Wenn der Vorhang in diesem Jahr erneut hochgezogen wird, um den Leidensweg Christi zur Erlösung der Menschheit zu zeigen, wird nicht nur ein religiöser und kultureller Schwer­punkt der Stadt wiedererstehen, sondern seine Ausstrahlung werden sich — dessen bin ich sicher — auch im weiten Lan­de bemerkbar machen und in die entscheidenden Bezirke menschlichen Daseins hineinwirken.

Aus der gemeinschaftlichen Anstrengung der gut 100 Laienspieler und den fast ebenso vielen Helfern vor und hinter der Bühne resultierte ein großer Erfolg. Insgesamt 26-mal, vom 21. März bis zum 28. Mai (Fron­leichnam) wurde das vierstündige Passionsspiel aufgeführt, stets waren die Vorstellungen ausverkauft.

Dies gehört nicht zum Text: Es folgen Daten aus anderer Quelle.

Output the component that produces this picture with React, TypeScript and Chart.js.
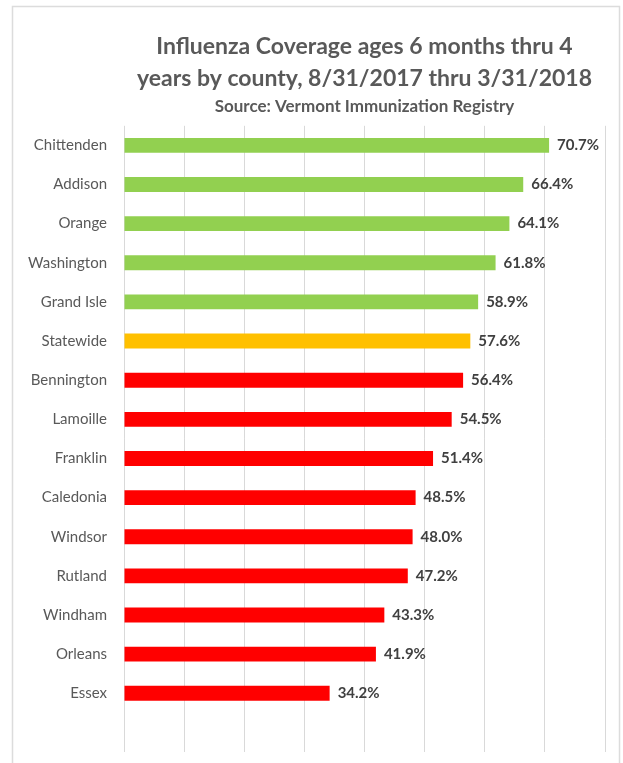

Tief bewegt erlebten über 16.000 Besucher das Geschehen auf der Bühne mit, die „Nürnberger Zeitung" urteilte: „Im Gesamteindruck hinterließ die Aufführung Erschütterung. ... Neumarkt machte sich mit dieser Vorstellung einen Namen. ... Es steht nach dem was man sah, zu hoffen, daß sich das biblische Spiel German Mayrs in Zukunft in Neumarkt ebenso einbürgern wird, wie das Spiel um das Leiden Christi in Oberammergau." Und im Ingolstädter „Donaukurier" wurden die Leis­tungen der Darsteller wie folgt gewürdigt: „Mit tiefer Innigkeit gestaltet er [Otto Rodenbücher] seine Rolle [des Christus]. Aus den Darstellern der Apostel, die im Allgemeinen traditionellen Vorstellungen entsprechen, ragt vor allem der Judas von Hans Mösl hervor und zwar in Maske, Dar­stellung und Sprache. Hier kann von einer Grenze zum Berufsschauspielertum kaum mehr gesprochen werden. Allen anderen Darstellern von der Maria, Inge Sczogiel, bis zum Barabbas, Johann Augsbach, sei an dieser Stelle ein verdientes Pauschallob gewährt." Mit einem Dankgottesdienst in St. Johannes und einem Festmahl im Kolpinghaus fanden die Neumark-ter Passionsspiele einen würdigen Abschluss, begleitet von dem Wunsch, so Geistlicher Rat und Stadtdekan Josef Kopf in seiner Ansprache, „das große Erlebnis des Spieles in die Waagschale des Lebens zu tun".